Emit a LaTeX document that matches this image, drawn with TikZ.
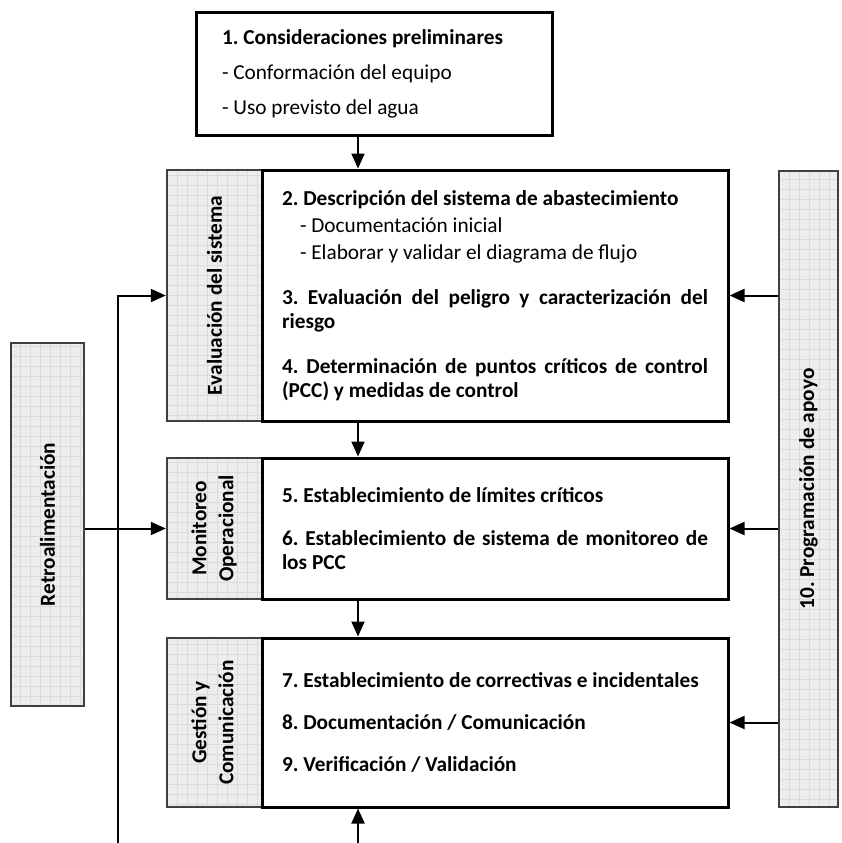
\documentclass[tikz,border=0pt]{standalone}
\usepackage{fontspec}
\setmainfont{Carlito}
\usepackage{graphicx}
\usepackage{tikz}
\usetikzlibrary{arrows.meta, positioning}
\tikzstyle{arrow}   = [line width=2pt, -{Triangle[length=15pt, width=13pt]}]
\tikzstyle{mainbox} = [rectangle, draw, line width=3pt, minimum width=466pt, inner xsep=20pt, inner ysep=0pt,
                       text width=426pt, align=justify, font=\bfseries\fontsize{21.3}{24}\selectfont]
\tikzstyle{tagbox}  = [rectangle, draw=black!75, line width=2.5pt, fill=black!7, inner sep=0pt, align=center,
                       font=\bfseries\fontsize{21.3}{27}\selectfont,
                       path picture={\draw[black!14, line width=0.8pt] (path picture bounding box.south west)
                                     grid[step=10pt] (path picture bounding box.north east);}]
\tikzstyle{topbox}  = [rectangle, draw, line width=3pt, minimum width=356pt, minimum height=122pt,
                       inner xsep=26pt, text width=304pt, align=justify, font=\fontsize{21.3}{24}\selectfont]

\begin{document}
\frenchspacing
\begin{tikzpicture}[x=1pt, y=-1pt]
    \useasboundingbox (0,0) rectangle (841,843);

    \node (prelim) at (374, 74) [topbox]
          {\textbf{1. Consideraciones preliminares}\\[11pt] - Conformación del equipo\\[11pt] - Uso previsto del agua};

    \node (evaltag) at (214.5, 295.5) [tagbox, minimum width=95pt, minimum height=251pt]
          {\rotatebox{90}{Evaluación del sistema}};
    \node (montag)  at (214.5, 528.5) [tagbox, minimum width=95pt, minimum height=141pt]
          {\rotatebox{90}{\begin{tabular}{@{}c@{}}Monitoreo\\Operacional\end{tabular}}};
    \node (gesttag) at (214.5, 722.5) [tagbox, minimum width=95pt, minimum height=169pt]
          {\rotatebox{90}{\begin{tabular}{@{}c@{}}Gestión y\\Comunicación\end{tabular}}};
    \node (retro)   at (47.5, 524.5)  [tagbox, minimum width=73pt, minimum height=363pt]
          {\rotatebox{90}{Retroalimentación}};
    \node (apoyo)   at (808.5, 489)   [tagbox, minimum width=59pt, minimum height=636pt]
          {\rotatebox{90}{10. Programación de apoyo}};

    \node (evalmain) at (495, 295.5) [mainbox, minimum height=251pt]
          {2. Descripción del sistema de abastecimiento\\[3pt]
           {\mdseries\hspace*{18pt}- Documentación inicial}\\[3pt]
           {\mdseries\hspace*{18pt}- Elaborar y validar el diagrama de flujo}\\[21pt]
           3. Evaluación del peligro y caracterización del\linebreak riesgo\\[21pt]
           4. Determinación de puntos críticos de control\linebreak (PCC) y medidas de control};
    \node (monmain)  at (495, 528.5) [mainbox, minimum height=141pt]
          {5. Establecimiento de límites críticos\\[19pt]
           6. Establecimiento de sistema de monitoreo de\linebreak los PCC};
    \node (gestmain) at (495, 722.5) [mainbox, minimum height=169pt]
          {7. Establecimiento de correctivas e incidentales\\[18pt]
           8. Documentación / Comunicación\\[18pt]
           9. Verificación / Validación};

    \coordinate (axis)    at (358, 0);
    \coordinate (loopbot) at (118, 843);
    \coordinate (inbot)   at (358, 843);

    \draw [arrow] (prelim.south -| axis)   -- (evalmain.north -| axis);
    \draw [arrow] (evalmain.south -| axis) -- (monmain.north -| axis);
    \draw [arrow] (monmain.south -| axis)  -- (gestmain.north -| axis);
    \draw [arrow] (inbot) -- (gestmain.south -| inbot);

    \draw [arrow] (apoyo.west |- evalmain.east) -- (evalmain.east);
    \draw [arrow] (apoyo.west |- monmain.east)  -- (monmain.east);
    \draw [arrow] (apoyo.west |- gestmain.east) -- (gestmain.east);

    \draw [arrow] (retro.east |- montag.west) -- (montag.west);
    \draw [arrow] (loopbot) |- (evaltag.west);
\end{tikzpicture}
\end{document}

EXERCISE REQUIREMENTS: Restate the data above exactly, stripping out each image.

RESPONSE FOR THIS EXERCISE:
Emit a LaTeX document that matches this image, drawn with TikZ.
\documentclass[tikz,border=0pt]{standalone}
\usepackage{fontspec}
\setmainfont{Carlito}
\usepackage{graphicx}
\usepackage{tikz}
\usetikzlibrary{arrows.meta, positioning}
\tikzstyle{arrow}   = [line width=2pt, -{Triangle[length=15pt, width=13pt]}]
\tikzstyle{mainbox} = [rectangle, draw, line width=3pt, minimum width=466pt, inner xsep=20pt, inner ysep=0pt,
                       text width=426pt, align=justify, font=\bfseries\fontsize{21.3}{24}\selectfont]
\tikzstyle{tagbox}  = [rectangle, draw=black!75, line width=2.5pt, fill=black!7, inner sep=0pt, align=center,
                       font=\bfseries\fontsize{21.3}{27}\selectfont,
                       path picture={\draw[black!14, line width=0.8pt] (path picture bounding box.south west)
                                     grid[step=10pt] (path picture bounding box.north east);}]
\tikzstyle{topbox}  = [rectangle, draw, line width=3pt, minimum width=356pt, minimum height=122pt,
                       inner xsep=26pt, text width=304pt, align=justify, font=\fontsize{21.3}{24}\selectfont]

\begin{document}
\frenchspacing
\begin{tikzpicture}[x=1pt, y=-1pt]
    \useasboundingbox (0,0) rectangle (841,843);

    \node (prelim) at (374, 74) [topbox]
          {\textbf{1. Consideraciones preliminares}\\[11pt] - Conformación del equipo\\[11pt] - Uso previsto del agua};

    \node (evaltag) at (214.5, 295.5) [tagbox, minimum width=95pt, minimum height=251pt]
          {\rotatebox{90}{Evaluación del sistema}};
    \node (montag)  at (214.5, 528.5) [tagbox, minimum width=95pt, minimum height=141pt]
          {\rotatebox{90}{\begin{tabular}{@{}c@{}}Monitoreo\\Operacional\end{tabular}}};
    \node (gesttag) at (214.5, 722.5) [tagbox, minimum width=95pt, minimum height=169pt]
          {\rotatebox{90}{\begin{tabular}{@{}c@{}}Gestión y\\Comunicación\end{tabular}}};
    \node (retro)   at (47.5, 524.5)  [tagbox, minimum width=73pt, minimum height=363pt]
          {\rotatebox{90}{Retroalimentación}};
    \node (apoyo)   at (808.5, 489)   [tagbox, minimum width=59pt, minimum height=636pt]
          {\rotatebox{90}{10. Programación de apoyo}};

    \node (evalmain) at (495, 295.5) [mainbox, minimum height=251pt]
          {2. Descripción del sistema de abastecimiento\\[3pt]
           {\mdseries\hspace*{18pt}- Documentación inicial}\\[3pt]
           {\mdseries\hspace*{18pt}- Elaborar y validar el diagrama de flujo}\\[21pt]
           3. Evaluación del peligro y caracterización del\linebreak riesgo\\[21pt]
           4. Determinación de puntos críticos de control\linebreak (PCC) y medidas de control};
    \node (monmain)  at (495, 528.5) [mainbox, minimum height=141pt]
          {5. Establecimiento de límites críticos\\[19pt]
           6. Establecimiento de sistema de monitoreo de\linebreak los PCC};
    \node (gestmain) at (495, 722.5) [mainbox, minimum height=169pt]
          {7. Establecimiento de correctivas e incidentales\\[18pt]
           8. Documentación / Comunicación\\[18pt]
           9. Verificación / Validación};

    \coordinate (axis)    at (358, 0);
    \coordinate (loopbot) at (118, 843);
    \coordinate (inbot)   at (358, 843);

    \draw [arrow] (prelim.south -| axis)   -- (evalmain.north -| axis);
    \draw [arrow] (evalmain.south -| axis) -- (monmain.north -| axis);
    \draw [arrow] (monmain.south -| axis)  -- (gestmain.north -| axis);
    \draw [arrow] (inbot) -- (gestmain.south -| inbot);

    \draw [arrow] (apoyo.west |- evalmain.east) -- (evalmain.east);
    \draw [arrow] (apoyo.west |- monmain.east)  -- (monmain.east);
    \draw [arrow] (apoyo.west |- gestmain.east) -- (gestmain.east);

    \draw [arrow] (retro.east |- montag.west) -- (montag.west);
    \draw [arrow] (loopbot) |- (evaltag.west);
\end{tikzpicture}
\end{document}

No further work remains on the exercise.